The Book Blogger's Affiliate Toolkit: ISBN Lookup, Trope Tags, and Unmonetized Mentions
The Book Blogger's Affiliate Toolkit: ISBN Lookup, Trope Tags, and Unmonetized Mentions
A book-recommendation site lives or dies on two things most "website builder" advice ignores: how fast you can add a book, and whether readers can actually browse your list the way they think about books. Neither is really about SEO in the traditional sense — they're about removing friction between a reader and a link that earns you a commission.
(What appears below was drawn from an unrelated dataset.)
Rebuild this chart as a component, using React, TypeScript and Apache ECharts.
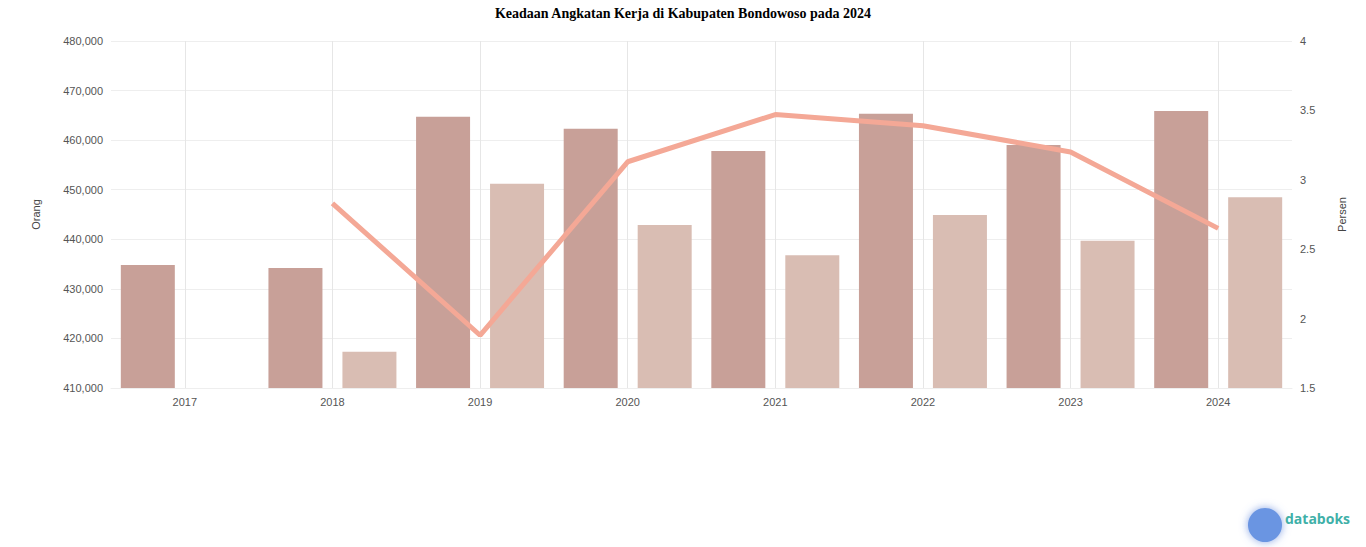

Adding a book shouldn't mean retyping it
Every affiliate book site needs the same fields per title: cover, title, author, and a blurb. Typing all four by hand for every book you recommend is the kind of busywork that quietly discourages you from adding books at all. An ISBN lookup solves this directly — paste the ISBN from the book's back cover, and the title, author, cover image, and description pull in automatically from a public book database, ready to review and adjust before anything goes live. You're still the one deciding what to say about the book; the tool just removes the retyping.
Trope and tag browsing is how readers actually think
Romance and genre-fiction readers, in particular, don't browse by author or publication date the way a general bookstore might assume — they look for a specific trope: enemies-to-lovers, small-town setting, second-chance romance. A plain alphabetical or chronological book list makes that kind of browsing hard. Letting readers filter by the tags that actually matter to them — trope, setting, tone — turns a static list into something closer to how a reader already searches in their own head, and it's a meaningfully different discovery mechanic than genre alone.
One detail worth getting right: any filtering like this should never remove books from the page entirely for search engines — it should just change what's visible to a person clicking around, while every book stays present for anything reading the raw page. Otherwise you're trading a nicer browsing experience for invisible books.
The affiliate clicks you're already leaving on the table
Here's a gap that's easy to miss once your site has more than a handful of articles: you write about a book in a blog post, describe it, maybe recommend it in passing — and never actually link to where someone can buy it, because the linking step happens separately from the writing and it's easy to forget. Over dozens of articles, that adds up to real missed affiliate revenue on books you've already done the work of writing about.
A mention finder solves this by comparing your own list of books against your own published articles: any book title that shows up in an article's text but isn't linked to a retailer anywhere in that piece gets flagged, with the surrounding sentence so you can find it quickly and add the link. It doesn't touch your content automatically — it just surfaces the gap so you can close it in a minute instead of never noticing it existed.
FAQ
Does an ISBN lookup replace writing my own book descriptions?
No — it fills in the factual fields (title, author, cover, and the publisher's blurb) so you're not retyping them, but your own commentary and recommendation is still yours to write.
Will trope filtering hide books from Google?
Not if it's built correctly — every book should stay in the actual page content for search engines regardless of which filter a visitor has selected; only the visible display should change.